__Aim__. Transcribe the whole listing without a single picture.

■ ■ ■ ■ ■ ■ ■

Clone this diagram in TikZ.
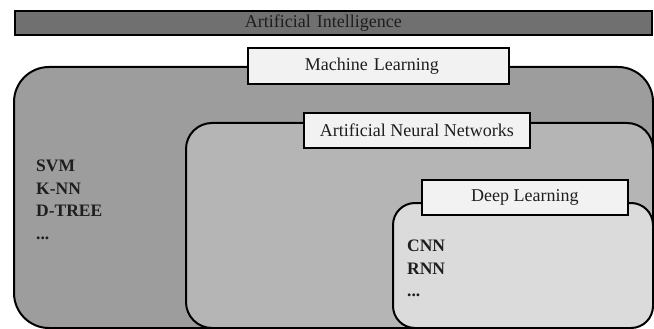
\documentclass[tikz,border=0pt]{standalone}
\usepackage{fontspec}
\setmainfont{Liberation Serif}
\definecolor{aifill}{HTML}{707070}
\definecolor{mlfill}{HTML}{9D9D9D}
\definecolor{annfill}{HTML}{B5B5B5}
\definecolor{dlfill}{HTML}{DBDBDB}
\definecolor{tagfill}{HTML}{F2F2F2}
\definecolor{ink}{HTML}{1E1E1E}
\begin{document}
\begin{tikzpicture}[x=1pt,y=-1pt,
  region/.style={draw=black, line width=2pt, rounded corners=#1,
    anchor=north west, inner sep=0pt},
  tag/.style={draw=black, line width=1.6pt, fill=tagfill, anchor=north west,
    inner sep=0pt, text=ink, font=\fontsize{18}{20}\selectfont},
  items/.style={anchor=north west, inner sep=0pt, align=left, text=ink,
    font=\fontsize{17.5}{22.5}\selectfont\bfseries}]
\useasboundingbox (0,0) rectangle (654,329);

% top bar, title set left of centre
\node[draw=black, line width=1.6pt, fill=aifill, anchor=north west,
  inner ysep=0pt, inner xsep=230pt, text width=177pt, align=left,
  minimum height=24pt, text=ink,
  font=\fontsize{18}{20}\selectfont] (ai) at (14,10) {Artificial Intelligence};

% nested regions
\node[region=35pt, fill=mlfill, minimum width=639pt, minimum height=261pt] (ml) at (13,66) {};
\node[region=26pt, fill=annfill, minimum width=467pt, minimum height=205pt] (ann) at (185,122) {};
\node[region=22pt, fill=dlfill, minimum width=260pt, minimum height=125pt] (dl) at (392,202) {};

% region titles
\node[tag, inner xsep=57pt, text width=147pt, align=left, minimum height=36pt]
  (mltag) at (247,47) {Machine Learning};
\node[tag, minimum width=226pt, minimum height=35pt] (anntag) at (303,112) {Artificial Neural Networks};
\node[tag, minimum width=206pt, minimum height=35pt] (dltag) at (421,179) {Deep Learning};

% examples
\node[items] (mlitems) at (36,160) {SVM\\K-NN\\D-TREE\\...};
\node[items] (dlitems) at (407,240) {CNN\\RNN\\...};
\end{tikzpicture}
\end{document}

■ ■ ■ ■ ■ ■ ■

__Output of the exercise__.
Clone this diagram in TikZ.
\documentclass[tikz,border=0pt]{standalone}
\usepackage{fontspec}
\setmainfont{Liberation Serif}
\definecolor{aifill}{HTML}{707070}
\definecolor{mlfill}{HTML}{9D9D9D}
\definecolor{annfill}{HTML}{B5B5B5}
\definecolor{dlfill}{HTML}{DBDBDB}
\definecolor{tagfill}{HTML}{F2F2F2}
\definecolor{ink}{HTML}{1E1E1E}
\begin{document}
\begin{tikzpicture}[x=1pt,y=-1pt,
  region/.style={draw=black, line width=2pt, rounded corners=#1,
    anchor=north west, inner sep=0pt},
  tag/.style={draw=black, line width=1.6pt, fill=tagfill, anchor=north west,
    inner sep=0pt, text=ink, font=\fontsize{18}{20}\selectfont},
  items/.style={anchor=north west, inner sep=0pt, align=left, text=ink,
    font=\fontsize{17.5}{22.5}\selectfont\bfseries}]
\useasboundingbox (0,0) rectangle (654,329);

% top bar, title set left of centre
\node[draw=black, line width=1.6pt, fill=aifill, anchor=north west,
  inner ysep=0pt, inner xsep=230pt, text width=177pt, align=left,
  minimum height=24pt, text=ink,
  font=\fontsize{18}{20}\selectfont] (ai) at (14,10) {Artificial Intelligence};

% nested regions
\node[region=35pt, fill=mlfill, minimum width=639pt, minimum height=261pt] (ml) at (13,66) {};
\node[region=26pt, fill=annfill, minimum width=467pt, minimum height=205pt] (ann) at (185,122) {};
\node[region=22pt, fill=dlfill, minimum width=260pt, minimum height=125pt] (dl) at (392,202) {};

% region titles
\node[tag, inner xsep=57pt, text width=147pt, align=left, minimum height=36pt]
  (mltag) at (247,47) {Machine Learning};
\node[tag, minimum width=226pt, minimum height=35pt] (anntag) at (303,112) {Artificial Neural Networks};
\node[tag, minimum width=206pt, minimum height=35pt] (dltag) at (421,179) {Deep Learning};

% examples
\node[items] (mlitems) at (36,160) {SVM\\K-NN\\D-TREE\\...};
\node[items] (dlitems) at (407,240) {CNN\\RNN\\...};
\end{tikzpicture}
\end{document}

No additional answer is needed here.